NEW YORK (Reuters) - PepsiCo Inc (PEP.N) reported a quarterly profit that missed Wall Street forecasts and cut its full-year outlook as an economic slowdown flattened soft drink demand, and its shares closed down nearly 12 percent.
The shares had earlier fallen as much as 13.8 percent, posting their biggest one-day slide since the day of the 1987 market crash.
PepsiCo also said on Tuesday it would cut 3,300 jobs, or roughly 1.8 percent of its work force, as part of a plan to save more than $1.2 billion over three years.
The maker of Pepsi-Cola drinks, Frito-Lay snacks and Quaker foods did not give a forecast for 2009, which also weighed on shares due to investor uncertainty about the next year, said Morgan Stanley analyst William Pecoriello.
A U.S. housing slump, credit crunch and job losses have meant consumers are eating less often at restaurants and cutting back on trips to gas stations or convenience stores.
The changing habits have hurt beverage sales, especially sales of bottled water, as many consumers turn to the tap to economize, said Pepsi Chief Executive Officer Indra Nooyi.
“The last 12 to 18 months have been unprecedented,” said Nooyi on a conference call. “It is very hard to predict what the shape of this category is going be.”
Volume for soft drinks like Pepsi, Sierra Mist and Mountain Dew fell 3 percent in North America. Noncarbonated beverage volume fell 5 percent, due to double-digit declines in water brands, which include Propel and Aquafina.
Pepsi’s weak beverage sales bode poorly for rival Coca-Cola Co (KO.N), which reports earnings on Wednesday, UBS analyst Kaumil Gajrawala said. Shares of Coke, which has no food business to diversify results, fell 7.6 percent.
Growth in the food and international businesses helped Pepsi’s total revenue rise 11 percent to $11.24 billion, but analysts said deeper concerns about commodity prices and its performance in North America weighed on its stock price.
“Although we believe valuation is attractive, we believe the net risk/reward picture is not compelling enough to aggressively buy Pepsi shares,” Stifel Nicolaus analyst Mark Swartzberg said in a note, keeping a “hold” rating on Pepsi.
Net income fell to $1.58 billion, or 99 cents per share, in the third quarter ended September 6, from $1.74 billion, or $1.06 per share, a year earlier.
Excluding losses on commodity hedges, earnings were $1.06 per share. Analysts on average were expecting $1.08, according to Reuters Estimates.
Revenue at Pepsi’s food business rose 12 percent and operating profit rose 9 percent, helped by higher Frito-Lay volume and price increases to offset rising commodity costs.

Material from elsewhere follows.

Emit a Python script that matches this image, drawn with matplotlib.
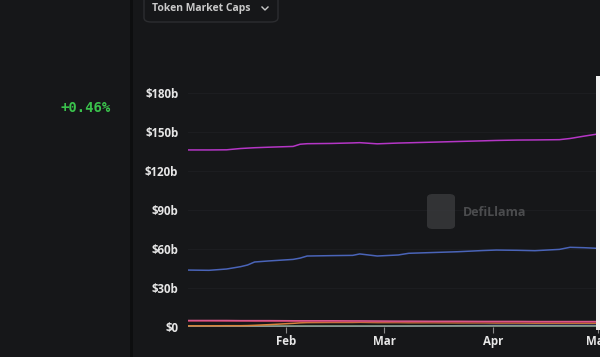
import matplotlib
matplotlib.use("Agg")
import matplotlib.pyplot as plt
import matplotlib.dates as mdates
import numpy as np
from matplotlib.patches import FancyBboxPatch, Rectangle
from matplotlib.lines import Line2D

# data (values in $b)
dates = np.array([
    "2025-01-04", "2025-01-10", "2025-01-15", "2025-01-19", "2025-01-21",
    "2025-01-23", "2025-01-27", "2025-02-03", "2025-02-05", "2025-02-07",
    "2025-02-14", "2025-02-20", "2025-02-22", "2025-02-27", "2025-03-05",
    "2025-03-08", "2025-03-15", "2025-03-22", "2025-03-29", "2025-04-02",
    "2025-04-08", "2025-04-13", "2025-04-20", "2025-04-23", "2025-04-27",
    "2025-05-01"], dtype="datetime64[D]")

usdt = [136.2, 136.2, 136.3, 137.3, 137.6, 137.9, 138.3, 138.9, 140.6, 141.0,
        141.2, 141.6, 141.8, 140.9, 141.5, 141.7, 142.2, 142.7, 143.2, 143.5,
        143.8, 143.9, 144.1, 145.0, 146.8, 148.5]
usdc = [43.8, 43.6, 44.6, 46.4, 47.7, 50.0, 50.8, 52.0, 53.0, 54.6,
        54.9, 55.1, 56.2, 54.6, 55.4, 56.7, 57.3, 57.9, 58.8, 59.2,
        59.0, 58.7, 59.7, 61.3, 61.0, 60.5]
pink = [5.0, 5.0, 5.0, 4.9, 4.9, 4.9, 4.9, 4.8, 4.8, 4.8,
        4.8, 4.7, 4.7, 4.6, 4.5, 4.5, 4.4, 4.4, 4.3, 4.3,
        4.3, 4.2, 4.2, 4.2, 4.2, 4.2]
darkred = [4.6, 4.6, 4.5, 4.5, 4.5, 4.4, 4.4, 4.3, 4.3, 4.3,
           4.2, 4.2, 4.2, 4.1, 4.0, 4.0, 3.9, 3.9, 3.8, 3.8,
           3.8, 3.7, 3.7, 3.7, 3.7, 3.7]
orange = [0.9, 0.9, 1.0, 1.0, 1.1, 1.3, 1.8, 2.8, 3.2, 3.4,
          3.5, 3.5, 3.6, 3.4, 3.4, 3.3, 3.3, 3.2, 3.2, 3.1,
          3.1, 3.0, 3.0, 3.0, 3.0, 3.0]
violet = [0.3, 0.3, 0.3, 0.3, 0.3, 0.3, 0.3, 0.3, 0.3, 0.3,
          0.3, 0.3, 0.3, 0.4, 0.5, 0.6, 0.8, 1.0, 1.1, 1.2,
          1.2, 1.2, 1.2, 1.2, 1.2, 1.2]
sage = [0.5, 0.5, 0.5, 0.5, 0.5, 0.5, 0.5, 0.5, 0.5, 0.5,
        0.5, 0.5, 0.5, 0.5, 0.5, 0.5, 0.5, 0.5, 0.5, 0.5,
        0.5, 0.5, 0.5, 0.5, 0.5, 0.5]

series = [
    (violet, "#6a58b0"),
    (sage, "#8fa88a"),
    (orange, "#d9823a"),
    (darkred, "#a5344a"),
    (pink, "#d9578c"),
    (usdc, "#4a64b8"),
    (usdt, "#b536c6"),
]

yticks = [0, 30, 60, 90, 120, 150, 180]
ytick_labels = ["$0", "$30b", "$60b", "$90b", "$120b", "$150b", "$180b"]
month_ticks = np.array(["2025-02-01", "2025-03-01", "2025-04-01", "2025-05-01"], dtype="datetime64[D]")

bg = "#161719"
W, H = 600, 357

fig = plt.figure(figsize=(6, 3.57), dpi=100, facecolor=bg)

# left panel divider
fig.add_artist(Rectangle((130 / W, 0), 3 / W, 1, transform=fig.transFigure,
                         facecolor="#0d0e0f", edgecolor="none"))
fig.text(111 / W, 1 - 108 / H, "+0.46%", color="#3ac24c", fontsize=10,
         family="DejaVu Sans Mono", weight="bold", ha="right", va="center")

# dropdown button
fig.add_artist(FancyBboxPatch((144 / W, 1 - 22 / H), 134 / W, 30 / H,
                              boxstyle="round,pad=0,rounding_size=0.012",
                              transform=fig.transFigure, facecolor=bg,
                              edgecolor="#2c2d30", linewidth=1))
fig.text(152 / W, 1 - 8 / H, "Token Market Caps", color="#c9c9c9", fontsize=7.5,
         family="Open Sans", weight="bold", va="center")
fig.add_artist(Line2D([262 / W, 265 / W, 268 / W], [1 - 7 / H, 1 - 10 / H, 1 - 7 / H],
                      transform=fig.transFigure, color="#c9c9c9", linewidth=1))

ax = fig.add_axes([188 / W, 30 / H, 410 / W, 253.5 / H])
ax.set_facecolor(bg)

for vals, col in series:
    ax.plot(dates, vals, color=col, linewidth=1.1)

ax.set_ylim(0, 195)
ax.set_xlim(dates[0], dates[-1])
ax.set_yticks(yticks)
ax.set_yticklabels(ytick_labels)
ax.set_xticks(month_ticks)
ax.xaxis.set_major_formatter(mdates.DateFormatter("%b"))
ax.grid(axis="y", color="#1c1d20", linewidth=0.8)
ax.set_axisbelow(True)
for s in ax.spines.values():
    s.set_visible(False)
ax.tick_params(axis="y", length=0, pad=7, colors="#e6e6e6", labelsize=8.3)
ax.tick_params(axis="x", length=4, width=0.8, color="#8a8a8a", colors="#e6e6e6",
               labelsize=8.3, pad=2)
for lab in ax.get_xticklabels() + ax.get_yticklabels():
    lab.set_fontfamily("Open Sans")
    lab.set_fontweight("bold")
for t in ax.xaxis.get_major_ticks():
    t.tick1line.set_color("#8a8a8a")

# watermark
fig.add_artist(FancyBboxPatch((427 / W, 1 - 229 / H), 28 / W, 35 / H,
                              boxstyle="round,pad=0,rounding_size=0.01",
                              transform=fig.transFigure, facecolor="#3a3b3d",
                              edgecolor="none", alpha=0.8))
fig.text(463 / W, 1 - 212 / H, "DefiLlama", color="#4b4c4e", fontsize=9,
         family="Open Sans", weight="bold", va="center")

# right edge highlight
fig.add_artist(Rectangle((596 / W, 1 - 330 / H), 4 / W, 254 / H,
                         transform=fig.transFigure, facecolor="#f2f2f2",
                         edgecolor="none"))

fig.savefig("out.png", dpi=100, facecolor=bg)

International revenue rose 20 percent and profit rose 18 percent. Foreign exchange rates and recent acquisitions added 5 points to revenue growth and 4 points to profit growth.
Citing a recent surge in the value of the U.S. dollar, the company lowered its 2008 earnings outlook to a range of $3.67 to $3.68 per share at current exchange rates, from a prior forecast of at least $3.72 per share, excluding items.
Pepsi said it expects to incur a charge of $550 million to $600 million in the fourth quarter related to the job cuts, but gave few details about future quarters.
“Whatever volatility in commodities, whatever uncertainty in the credit markets and financial markets ... we have seen through the first three quarters -- it simply pales in comparison with the gyrations that we’ve experienced globally over the past couple of weeks,” CEO Nooyi said.
She said it was “simply not prudent” to give a profit forecast for 2009.
“There’s no clear base for forecasting currencies, the impact of the evolving financial crisis on GDP growth rates or the effect all of this will have on consumer spending patterns,” Nooyi said.
Pepsi shares closed down $7.37 to $54.40 on the New York Stock Exchange after falling as much as 13.8 percent to $53.26. Coke shares closed down $3.53 at $43.73.